Le roman Vies potentielles de Camille de Toledo ressemble à un collage de plusieurs courtes histoires de quelques pages, mettant en scène une multitude de personnages. Bien qu’ils ne soient pas très développés, certains de ces personnages présentent des caractéristiques et des agirs pertinents pour illustrer deux types de rupture : actionnelle et interprétative.
La rupture actionnelle des personnages contemporains est liée à un problème d’intention ou à l’absence d’intrigue narrative. Un bon exemple de ce type de rupture est le garçon qui répond sans cesse je pourrais, dans le chapitre « Ses doigts, surtout le pouce » (p. 175 à 177) dans Vies potentielles. Ce personnage n’agit pas, il ne répond ni oui, ni non, ni peut-être. Il répond je pourrais :
« C’est la réplique qu’il oppose au monde. Il se tient, le lâche, comme une larve dans sa coquille, content de sentir en lui toute la puissance des vies qu’il se refuse à suivre. Il ne fait rien ou si peu, mais il se sent capable de tant de choses miraculeuses! » (p. 175)
Ce garçon a trouvé dans cette réplique le moyen de faire en sorte que sa vie ne cause ni de bien ni de mal au monde.
« Je ne serai jamais rien, mon père, je ne serai jamais rien, car je veux pouvoir être, dit le garçon. N’être rien que ce pouvoir être infiniment repoussé. » (p. 177)
La rupture interprétative, elle, découle d’une difficulté manifeste du personnage à donner un sens au monde qui l’entoure. Le personnage de Mathilde, que l’on retrouve dans les paragraphes « Des voix lointaines, étrangères » (p.154 à 156) et « À la clinique Saint-Sébastien, une tête » (P. 243 à 245), représente un exemple intéressant de rupture interprétative :
« Son imagination ne cessait de se ramifier, de s’épanouir. Comme de la vigne ou du chiendent, elle recouvrait chaque chose, y prenait appui et se lançait plus loin, sans qu’on parvienne jamais à en identifier la source, sans qu’on pût jamais en couper la racine. Certains jours, il arrivait qu’elle n’entre plus en contact avec ce que les autres enfants de son âge, habituellement, perçoivent comme le MONDE. » (p. 154)

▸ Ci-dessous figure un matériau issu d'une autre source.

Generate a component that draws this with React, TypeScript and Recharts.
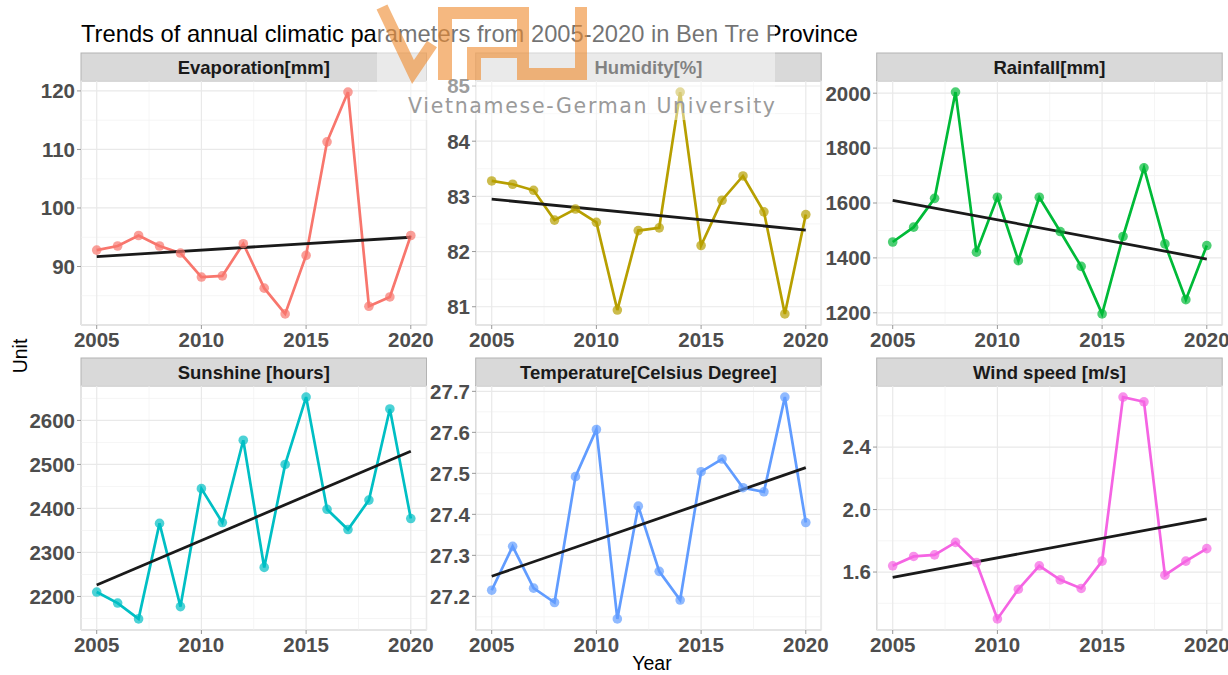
import React from 'react';
import { LineChart, Line, XAxis, YAxis, CartesianGrid } from 'recharts';

// ---------- data ----------
const years = [2005, 2006, 2007, 2008, 2009, 2010, 2011, 2012, 2013, 2014, 2015, 2016, 2017, 2018, 2019, 2020];
const evaporation = [92.8, 93.5, 95.3, 93.5, 92.3, 88.2, 88.4, 93.9, 86.3, 81.9, 91.9, 111.3, 119.8, 83.2, 84.8, 95.3];
const humidity = [83.28, 83.22, 83.11, 82.57, 82.77, 82.53, 80.94, 82.38, 82.43, 84.89, 82.11, 82.93, 83.37, 82.72, 80.87, 82.67];
const rainfall = [1458, 1512, 1617, 2004, 1421, 1621, 1390, 1621, 1496, 1369, 1196, 1478, 1728, 1451, 1248, 1445];
const sunshine = [2210, 2185, 2149, 2366, 2177, 2445, 2368, 2555, 2266, 2500, 2653, 2398, 2352, 2419, 2626, 2377];
const temperature = [27.215, 27.322, 27.22, 27.185, 27.492, 27.607, 27.145, 27.42, 27.261, 27.191, 27.504, 27.535, 27.465, 27.455, 27.686, 27.38];
const windSpeed = [1.64, 1.70, 1.71, 1.79, 1.66, 1.30, 1.49, 1.64, 1.55, 1.495, 1.67, 2.72, 2.69, 1.58, 1.67, 1.75];

// linear trend endpoints (2005, 2020)
const evaporationTrend = [91.7, 95.0];
const humidityTrend = [82.95, 82.39];
const rainfallTrend = [1610, 1396];
const sunshineTrend = [2226, 2530];
const temperatureTrend = [27.249, 27.514];
const windSpeedTrend = [1.566, 1.941];

// tick labels
const yearTicks = [2005, 2010, 2015, 2020];
const yearMinorTicks = [2007.5, 2012.5, 2017.5];
const evaporationTicks = [90, 100, 110, 120];
const evaporationMinor = [85, 95, 105, 115];
const humidityTicks = [81, 82, 83, 84, 85];
const humidityMinor = [81.5, 82.5, 83.5, 84.5];
const rainfallTicks = [1200, 1400, 1600, 1800, 2000];
const rainfallMinor = [1300, 1500, 1700, 1900];
const sunshineTicks = [2200, 2300, 2400, 2500, 2600];
const sunshineMinor = [2150, 2250, 2350, 2450, 2550, 2650];
const temperatureTicks = [27.2, 27.3, 27.4, 27.5, 27.6, 27.7];
const temperatureMinor = [27.15, 27.25, 27.35, 27.45, 27.55, 27.65];
const windSpeedTicks = [1.6, 2.0, 2.4];
const windSpeedMinor = [1.4, 1.8, 2.2, 2.6];

const panelTitles = ['Evaporation[mm]', 'Humidity[%]', 'Rainfall[mm]', 'Sunshine [hours]', 'Temperature[Celsius Degree]', 'Wind speed [m/s]'];

// ---------- layout ----------
const FONT = '"Liberation Sans", Arial, Helvetica, sans-serif';
const COLS = [81, 475.7, 876.7];
const ROWS = [81, 386];
const PW = 345.5;
const PH = 244;
const STRIP_H = 28;
const YW = 60;
const MT = 5;
const MR = 8;
const XH = 34;

const xDomain = [years[0] - 0.05 * (years[years.length - 1] - years[0]), years[years.length - 1] + 0.05 * (years[years.length - 1] - years[0])];

function expand(vals: number[]): [number, number] {
  const lo = Math.min(...vals);
  const hi = Math.max(...vals);
  const r = hi - lo;
  return [lo - 0.05 * r, hi + 0.05 * r];
}

const panels = [
  { title: panelTitles[0], values: evaporation, trend: evaporationTrend, color: '#F8766D', ticks: evaporationTicks, minor: evaporationMinor, dec: 0, col: 0, row: 0 },
  { title: panelTitles[1], values: humidity, trend: humidityTrend, color: '#B79F00', ticks: humidityTicks, minor: humidityMinor, dec: 0, col: 1, row: 0 },
  { title: panelTitles[2], values: rainfall, trend: rainfallTrend, color: '#00BA38', ticks: rainfallTicks, minor: rainfallMinor, dec: 0, col: 2, row: 0 },
  { title: panelTitles[3], values: sunshine, trend: sunshineTrend, color: '#00BFC4', ticks: sunshineTicks, minor: sunshineMinor, dec: 0, col: 0, row: 1 },
  { title: panelTitles[4], values: temperature, trend: temperatureTrend, color: '#619CFF', ticks: temperatureTicks, minor: temperatureMinor, dec: 1, col: 1, row: 1 },
  { title: panelTitles[5], values: windSpeed, trend: windSpeedTrend, color: '#F564E3', ticks: windSpeedTicks, minor: windSpeedMinor, dec: 1, col: 2, row: 1 },
];

const XTick = (props: any) => {
  const { x, y, payload } = props;
  return (
    <text x={x} y={y + 16} textAnchor="middle" fontFamily={FONT} fontWeight="bold" fontSize={20.5} fill="#4d4d4d">
      {payload.value}
    </text>
  );
};

const makeYTick = (dec: number) => (props: any) => {
  const { x, y, payload } = props;
  return (
    <text x={x} y={y} dy="0.36em" textAnchor="end" fontFamily={FONT} fontWeight="bold" fontSize={20.5} fill="#4d4d4d">
      {Number(payload.value).toFixed(dec)}
    </text>
  );
};

function Panel({ p }: { p: (typeof panels)[number] }) {
  const left = COLS[p.col];
  const top = ROWS[p.row];
  const dom = expand(p.values);
  const data = years.map((yr, i) => ({
    year: yr,
    value: p.values[i],
    trend: i === 0 ? p.trend[0] : i === years.length - 1 ? p.trend[1] : null,
  }));
  return (
    <div style={{ position: 'absolute', left: left - YW, top: top - MT }}>
      <LineChart width={YW + PW + MR} height={MT + PH + XH} data={data} margin={{ top: MT, right: MR, bottom: 0, left: 0 }}>
        <XAxis xAxisId="minor" dataKey="year" type="number" domain={xDomain} ticks={yearMinorTicks} hide allowDataOverflow />
        <YAxis yAxisId="minor" type="number" domain={dom} ticks={p.minor} hide allowDataOverflow />
        <CartesianGrid xAxisId="minor" yAxisId="minor" stroke="#f3f3f3" strokeWidth={0.8} />
        <CartesianGrid stroke="#e9e9e9" strokeWidth={1.2} />
        <XAxis
          dataKey="year"
          type="number"
          domain={xDomain}
          ticks={yearTicks}
          interval={0}
          height={XH}
          tickSize={4}
          tickMargin={2}
          axisLine={false}
          tickLine={{ stroke: '#999999' }}
          tick={XTick}
          allowDataOverflow
        />
        <YAxis
          type="number"
          domain={dom}
          ticks={p.ticks}
          interval={0}
          width={YW}
          tickSize={4}
          tickMargin={2}
          axisLine={false}
          tickLine={{ stroke: '#999999' }}
          tick={makeYTick(p.dec)}
          allowDataOverflow
        />
        <Line
          dataKey="value"
          type="linear"
          stroke={p.color}
          strokeWidth={2.7}
          dot={{ r: 4.8, fill: p.color, fillOpacity: 0.7, stroke: 'none' }}
          activeDot={false}
          isAnimationActive={false}
        />
        <Line
          dataKey="trend"
          type="linear"
          connectNulls
          stroke="#1a1a1a"
          strokeWidth={2.8}
          dot={false}
          activeDot={false}
          isAnimationActive={false}
        />
      </LineChart>
    </div>
  );
}

export default function App() {
  return (
    <div style={{ position: 'absolute', left: 0, top: 0, width: 1228, height: 675, background: '#ffffff', overflow: 'hidden' }}>
      {/* background layer: title, strips, borders, axis titles */}
      <svg width={1228} height={675} style={{ position: 'absolute', left: 0, top: 0 }}>
        <text x={81} y={41.5} fontFamily={FONT} fontSize={24} fill="#000000" textLength={777} lengthAdjust="spacingAndGlyphs">
          Trends of annual climatic parameters from 2005-2020 in Ben Tre Province
        </text>
        {panels.map((p, i) => {
          const l = COLS[p.col];
          const t = ROWS[p.row];
          return (
            <g key={i}>
              <rect x={l} y={t - STRIP_H} width={PW} height={STRIP_H} fill="#d9d9d9" stroke="#b3b3b3" strokeWidth={1} />
              <line x1={l} x2={l + PW} y1={t} y2={t} stroke="#999999" strokeWidth={1.5} />
              <text x={l + PW / 2} y={t - 7.5} textAnchor="middle" fontFamily={FONT} fontWeight="bold" fontSize={18.5} fill="#1a1a1a">
                {p.title}
              </text>
              <line x1={l} x2={l} y1={t} y2={t + PH} stroke="#a3a3a3" strokeWidth={1.2} />
              <line x1={l} x2={l + PW} y1={t + PH} y2={t + PH} stroke="#a3a3a3" strokeWidth={1.2} />
              <line x1={l + PW} x2={l + PW} y1={t} y2={t + PH} stroke="#d2d2d2" strokeWidth={1.2} />
            </g>
          );
        })}
        <text x={0} y={0} transform="translate(27,356) rotate(-90)" textAnchor="middle" fontFamily={FONT} fontSize={19.5} fill="#000000">
          Unit
        </text>
        <text x={652} y={670} textAnchor="middle" fontFamily={FONT} fontSize={19.5} fill="#000000">
          Year
        </text>
      </svg>

      {panels.map((p, i) => (
        <Panel key={i} p={p} />
      ))}

      {/* watermark overlay */}
      <svg width={1228} height={675} style={{ position: 'absolute', left: 0, top: 0, pointerEvents: 'none' }}>
        <rect x={377} y={0} width={398} height={120} fill="#ffffff" opacity={0.45} />
        <g opacity={0.6} fill="#ef8a2c">
          <polyline points="382,7 413,72 432,44" fill="none" stroke="#ef8a2c" strokeWidth={12} />
          <rect x={438} y={7} width={14} height={73} />
          <rect x={438} y={7} width={85} height={12} />
          <rect x={467} y={47} width={14} height={33} />
          <rect x={467} y={47} width={50} height={11} />
          <rect x={517} y={7} width={12} height={73} />
          <rect x={517} y={68} width={70} height={12} />
          <rect x={575} y={7} width={12} height={73} />
        </g>
        <text x={408} y={113} fontFamily='"DejaVu Sans", sans-serif' fontSize={20.5} fill="#9a9a9a" textLength={367} lengthAdjust="spacing">
          Vietnamese-German University
        </text>
      </svg>
    </div>
  );
}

L’imagination de la jeune fille la coupe complètement des autres. Elle perçoit tout ce qui l’entoure différemment, la table est une créature, l’ascenseur de l’appartement est un escalier menant à un donjon. Son cerveau veut sans cesse la divertir en modifiant son interprétation de monde de manière à en créer un nouveau. Plus rien du monde extérieur n’atteint l’esprit de Mathilde :
« Ils [ses parents] cherchaient à l’arracher à son rêve, mais chaque fois, elle les regardait avec un même air d’étrangeté, comme si leurs voix n’avaient produit en elle que des interférences. Où es-tu, Mathilde? C’est la question qu’ils lui posaient sans cesse, mais leur fille ne leur répondait pas. » (p. 156)
Camille de Toledo, Vies potentielles, Paris, Éditions du Seuil (coll. La librairie du XXIe siècle), 2011, 314 p.